The one nightmare was driving into Lefkoşa (was Nicosia) the capital, it has the “green line” dividing the city between the two halves of the island. We had to find the immigration department, in the main police station, marked so clearly on our tourist map, but the roads did NOT match the map!
When our container arrived we had to go to customs, we were directed to the head office and we actually needed the clearing house of the outskirts of town! However, we have to say that once we found this office, the staff could not have been more helpful!
Once we got clearance we had to drive to Gazimağusa (was Famagusta) and find the handling agent, easy in comparison. The container arrived here on Tuesday 6 June (although it had actually arrived in Kibris on 23 May). David and Clive’s furniture and “things” were still in the house, as their new house took a bit longer to finish than they anticipated, it meant we had to cram our meagre belongings in, which was a bit of a squeeze. Luckily we didn’t have as much furniture as they did!
We would both like to say that we felt we had come home! This climate and lifestyle suits us soooooooo much better than the cold and damp of the UK!
The island is fascinating, recently discovered iron and Bronze Age sites. It has been colonised by all the Mediterranean “empires”, all leaving their relics and castles.
During the early 1970’s the Greeks began “ethnic cleansing” of the minority Turkish population, until Turkey sent armed forces to the rescue in 1974, and would likely have gained control of the whole island. But the UN intervened and the island was/is apportioned with the Turkish part being 38% the “north”. The Greek and Turkish residents were given 24 hours to decide which part of the island they wanted to live in, and move accordingly. As a result on each side of the island there is land still “owned” by “the enemy”. As with all similar situations, each side says “they started it”.

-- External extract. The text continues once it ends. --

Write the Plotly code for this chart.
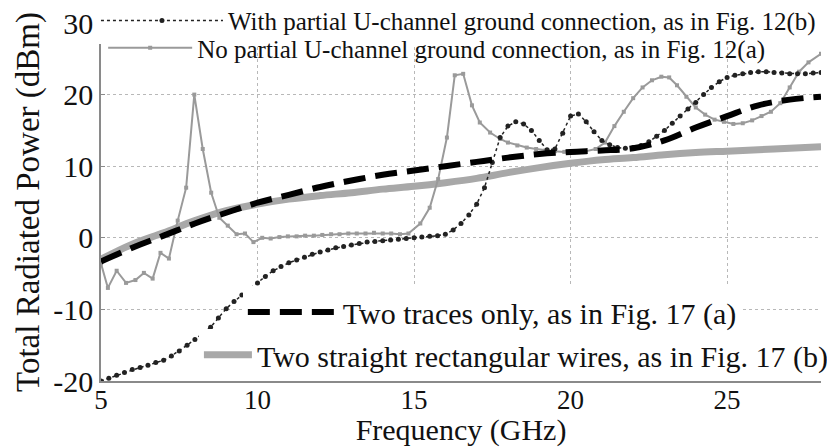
import plotly.graph_objects as go

# ---- data (frequency in GHz, total radiated power in dBm) ----
freq_with = [5.0, 5.25, 5.5, 5.75, 6.0, 6.25, 6.5, 6.75, 7.0, 7.25, 7.5, 7.75,
             8.0, 8.25, 8.5, 8.75, 9.0, 9.25, 9.5, 9.75, 10.0, 10.25, 10.5, 10.75,
             11.0, 11.25, 11.5, 11.75, 12.0, 12.25, 12.5, 12.75, 13.0, 13.25, 13.5, 13.75,
             14.0, 14.25, 14.5, 14.75, 15.0, 15.25, 15.5, 15.75, 16.0, 16.25, 16.5, 16.75,
             17.0, 17.25, 17.5, 17.75, 18.0, 18.25, 18.5, 18.75, 19.0, 19.25, 19.5, 19.75,
             20.0, 20.25, 20.5, 20.75, 21.0, 21.25, 21.5, 21.75, 22.0, 22.25, 22.5, 22.75,
             23.0, 23.25, 23.5, 23.75, 24.0, 24.25, 24.5, 24.75, 25.0, 25.25, 25.5, 25.75,
             26.0, 26.25, 26.5, 26.75, 27.0, 27.25, 27.5, 27.75, 28.0]
power_with = [-20.0, -19.6, -19.2, -18.8, -18.4, -18.1, -17.8, -17.4, -17.1, -16.5, -15.8, -15.0,
              -14.2, -13.4, -12.5, -11.2, -9.9, -8.9, -8.0, -7.1, -6.3, -5.4, -4.6, -4.0,
              -3.5, -3.1, -2.7, -2.3, -2.0, -1.7, -1.4, -1.2, -1.0, -0.8, -0.6, -0.5,
              -0.4, -0.3, -0.2, -0.1, 0.0, 0.1, 0.2, 0.3, 0.5, 1.1, 2.0, 3.2,
              4.7, 7.0, 10.5, 14.0, 15.6, 16.2, 15.9, 15.0, 13.6, 12.3, 12.4, 14.6,
              17.0, 17.3, 16.2, 14.8, 13.6, 13.0, 12.6, 12.5, 12.6, 12.9, 13.4, 14.2,
              15.0, 16.0, 17.0, 18.0, 18.9, 20.0, 21.0, 21.8, 22.4, 22.7, 22.9, 23.1,
              23.2, 23.2, 23.1, 23.0, 22.9, 22.9, 22.9, 23.0, 23.1]

freq_no = [5.0, 5.22, 5.5, 5.8, 6.1, 6.37, 6.65, 6.9, 7.17, 7.45, 7.72, 7.98,
           8.25, 8.52, 8.78, 9.05, 9.33, 9.6, 9.87, 10.15, 10.42, 10.7, 10.97, 11.25,
           11.52, 11.8, 12.07, 12.35, 12.62, 12.9, 13.17, 13.45, 13.72, 14.0, 14.27, 14.55,
           14.82, 15.2, 15.5, 15.77, 16.05, 16.3, 16.57, 16.85, 17.1, 17.43, 17.75, 18.0,
           18.3, 18.6, 18.9, 19.2, 19.5, 19.8, 20.1, 20.4, 20.8, 21.1, 21.4, 21.7,
           22.0, 22.3, 22.6, 22.9, 23.15, 23.4, 23.7, 24.0, 24.3, 24.6, 24.9, 25.2,
           25.5, 25.8, 26.1, 26.4, 26.7, 27.0, 27.3, 27.6, 28.0]
power_no = [-3.6, -7.0, -4.6, -6.3, -5.9, -4.9, -5.7, -2.1, -2.9, 2.4, 7.0, 20.0,
            12.4, 6.3, 2.8, 1.7, 0.5, 0.6, -0.6, 0.0, -0.1, 0.1, 0.2, 0.2,
            0.3, 0.3, 0.4, 0.5, 0.5, 0.6, 0.6, 0.6, 0.7, 0.6, 0.6, 0.5,
            0.6, 2.0, 4.2, 8.2, 14.0, 22.7, 22.9, 18.5, 16.1, 14.7, 13.8, 13.3,
            12.9, 12.6, 12.4, 12.2, 12.1, 12.0, 11.9, 12.0, 12.4, 13.3, 15.6, 17.6,
            19.5, 21.0, 22.0, 22.5, 22.4, 21.3, 19.7, 18.2, 17.2, 16.5, 16.2, 15.9,
            16.0, 16.4, 17.0, 17.6, 18.8, 21.0, 23.2, 24.5, 25.7]

freq_smooth = [5, 6, 7, 8, 9, 10, 11, 12, 13, 14, 15, 16,
               17, 18, 19, 20, 21, 22, 23, 24, 25, 26, 27, 28]
power_traces = [-3.3, -1.4, 0.3, 2.0, 3.5, 4.9, 6.0, 7.1, 8.0, 8.8, 9.4, 10.0,
                10.6, 11.2, 11.7, 12.0, 12.2, 12.5, 13.6, 15.4, 17.0, 18.5, 19.3, 19.7]
power_wires = [-3.0, -0.9, 0.7, 2.4, 3.8, 4.7, 5.4, 5.9, 6.3, 6.8, 7.2, 7.7,
               8.3, 9.1, 9.8, 10.4, 10.9, 11.2, 11.6, 11.9, 12.1, 12.3, 12.5, 12.7]

x_ticks = [5, 10, 15, 20, 25]
y_ticks = [-20, -10, 0, 10, 20, 30]

name_with = "With partial U-channel ground connection, as in Fig. 12(b)"
name_no = "No partial U-channel ground connection, as in Fig. 12(a)"
name_traces = "Two traces only, as in Fig. 17 (a)"
name_wires = "Two straight rectangular wires, as in Fig. 17 (b)"

SERIF = "Liberation Serif"
INK = "#111111"
GRAY = "#9a9a9a"

fig = go.Figure()

fig.add_trace(go.Scatter(
    x=freq_smooth, y=power_wires, name=name_wires, mode="lines",
    line=dict(color="#a8a8a8", width=7, shape="spline"), legend="legend4"))

fig.add_trace(go.Scatter(
    x=freq_no, y=power_no, name=name_no, mode="lines+markers",
    line=dict(color=GRAY, width=2),
    marker=dict(symbol="square", size=4, color=GRAY), legend="legend2"))

fig.add_trace(go.Scatter(
    x=freq_with, y=power_with, name=name_with, mode="lines+markers",
    line=dict(color="#222222", width=1.5, dash="dot"),
    marker=dict(symbol="circle", size=5, color="#222222"), legend="legend"))

fig.add_trace(go.Scatter(
    x=freq_smooth, y=power_traces, name=name_traces, mode="lines",
    line=dict(color="#000000", width=6, dash="22px,10px", shape="spline"),
    legend="legend3"))

legend_common = dict(borderwidth=0, xanchor="left", yanchor="middle", tracegroupgap=0)

fig.update_layout(
    width=827, height=447,
    margin=dict(l=101, r=6, t=23, b=66, autoexpand=False),
    paper_bgcolor="white", plot_bgcolor="white",
    font=dict(family=SERIF, color=INK),
    legend=dict(x=-0.007, y=1.006, itemwidth=122, bgcolor="white",
                font=dict(family=SERIF, size=25, color=INK), **legend_common),
    legend2=dict(x=0.003, y=0.930, itemwidth=84, bgcolor="rgba(255,255,255,0)",
                 font=dict(family=SERIF, size=25, color=INK), **legend_common),
    legend3=dict(x=0.197, y=0.193, itemwidth=90, bgcolor="white",
                 font=dict(family=SERIF, size=30, color=INK), **legend_common),
    legend4=dict(x=0.136, y=0.073, itemwidth=48, bgcolor="white",
                 font=dict(family=SERIF, size=30, color=INK), **legend_common),
    showlegend=True,
)

fig.update_xaxes(
    range=[5, 28], tickvals=x_ticks, ticktext=[str(v) for v in x_ticks],
    showline=True, linecolor="#8a8a8a", linewidth=1.5, mirror=False,
    ticks="inside", ticklen=4, tickcolor="#8a8a8a",
    showgrid=True, gridcolor="#b8b8b8", gridwidth=1, griddash="dot",
    zeroline=False,
    tickfont=dict(family=SERIF, size=27, color=INK), ticklabelstandoff=-6,
    title=dict(text="Frequency (GHz)", font=dict(family=SERIF, size=30, color=INK),
               standoff=11),
)
fig.update_yaxes(
    range=[-20, 30], tickvals=y_ticks, ticktext=[str(v) for v in y_ticks],
    showline=True, linecolor="#8a8a8a", linewidth=1.5, mirror=False,
    ticks="inside", ticklen=4, tickcolor="#8a8a8a",
    showgrid=True, gridcolor="#b8b8b8", gridwidth=1, griddash="dot",
    zeroline=False,
    tickfont=dict(family=SERIF, size=30, color=INK),
    title=dict(text="Total Radiated Power (dBm)",
               font=dict(family=SERIF, size=33, color=INK), standoff=4),
)

fig.write_html("out.html")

In the 1983 the North declared itself to an independent republic. However, it is only recognised by Turkey, to the rest of the world it does not exist!
It is unlikely that a settlement will be reached in the foreseeable future. However, travel between the north and south is allowable, all that has to be done is pass through “checkpoints” at a number of places on the island.
When we arrived the north was still underdeveloped.
- The architecture, climate, flora and fauna (except the big animals) are very similar to Rhodesia.
- Geckos, snakes, wild donkeys, hedgehogs and foxes
- 6 to 8-week “winter” when the temperature drops to 8c at night, but feels colder because the houses are built for the warm weather.
- It usually rains only during the winter; October 2006 we experienced a tropical downpour and thunderstorm!
As the island used to be “British”, the electric plugs are the same as UK, and we drive on the left, although, as mainland Turkey is right-hand drive, most seem to drive along the white line!
All local farm produce is organic, no chemical fertiliser or insect or weed killers are allowed on the island.
Further to “nature’s way”, when the poisonous (but non-fatal) snakes on the island became a nuisance, non-venomous black snakes whose favourite food is poisonous snakes were introduced! We had one on our doorstep, during our first few weeks; it appeared to be slightly over a metre long!
We started to learn Turkish, and have had nothing but help and appreciation from the “locals”. Once the alphabet and pronunciation are grasped, it is a very logical language.
Although there is a large “Ex‑pat” community here, we have largely elected to go “native”. We have a very good friend here, Suzee, who, about 16 years ago hitched her way through Europe to nurse a broken heart. She stopped here, as it was “paradise”. She knows everyone and everything. She is interested and active in all things regarding nature and history.
To answer John Lennon’s question (Another year older and what have you done?). We stopped work, emigrated, obtained residency in a “foreign” country, started the process of buying a flat and started (for the first time this millennium) to enjoy life.